We will describe the configuration file from which the parameters are taken in the next section.
You can find detailed descriptions of emloop models in the advanced section.
Configuration¶
The configuration of the training is the final, most important part of our tutorial. The configuration or config defines which dataset will be used as the data source and which model will be employed for training.
The configuration file is in the form of a YAML document. Feel free to use JSON instead, however, YAML makes a lot of things easier.
The YAML document consists of four fundamental sections. A detailed description of emloop configuration can be found in the advanced section.
dataset
model
main_loop
hooks
Let us describe the sections one by one.
Dataset¶
In our case, we only need to tell emloop which dataset to use.
This is done by specifying the class
of the dataset.
In addition, we will specify the parameters of the dataset (those
are passed to the _configure_dataset
method of the dataset).
dataset:
class: majority.MajorityDataset
n_examples: 500
dim: 11
batch_size: 4
We can pass arbitrary constants to the dataset that will be hidden in the
**kwargs
parameter of the _configure_dataset
method of the dataset.
Note
The whole dataset
section will be passed as a string-encoded YAML to the dataset constructor.

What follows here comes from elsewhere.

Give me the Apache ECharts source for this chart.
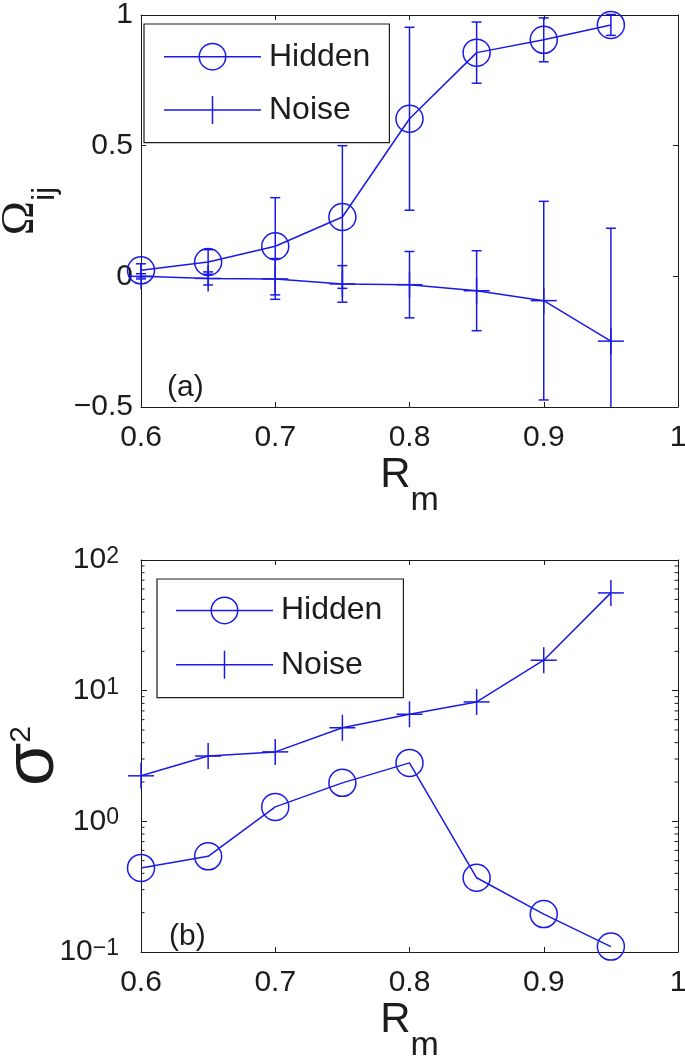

In the case of using emloop.datasets.BaseDataset
, the YAML is automatically decoded and the individual
variables are passed to the _configure_dataset
method.
Model¶
Similarly to the dataset, the model is defined in the model
section.
In our case, we want to specify the class
of the model along with optimizer
and
hidden
as required by the _create_model
method of the model.
In addition, we will specify the name
of the network which will be used for naming the
logging directory.
In addition, we have to specify which TensorFlow variable names are the network inputs
and which variable names are on the output.
This can be done by listing their names in the inputs
and outputs
config items.
model:
name: MajorityExample
class: majority.MajorityNet
optimizer:
class: AdamOptimizer
learning_rate: 0.001
hidden: 100
inputs: [x, y]
outputs: [accuracy, predictions, loss]
Main Loop¶
As the model training is executed in epochs, it is naturally implemented as a loop.
This loop (emloop.MainLoop
) can be extended, for example by adding more
streams to the train
stream.
In our case, we also want to evaluate the test
stream, so we will add it to the
main_loop.extra_streams
section of the config. emloop will then invoke
the <name>_stream
method of the dataset to create the stream. In our case,
the test_stream
method will be invoked.
main_loop:
extra_streams: [test]
Hooks¶
Hooks can observe, modify and control the training process. In particular, hook actions are triggered after certain events, such as after a batch or an epoch is completed (more info in advanced section).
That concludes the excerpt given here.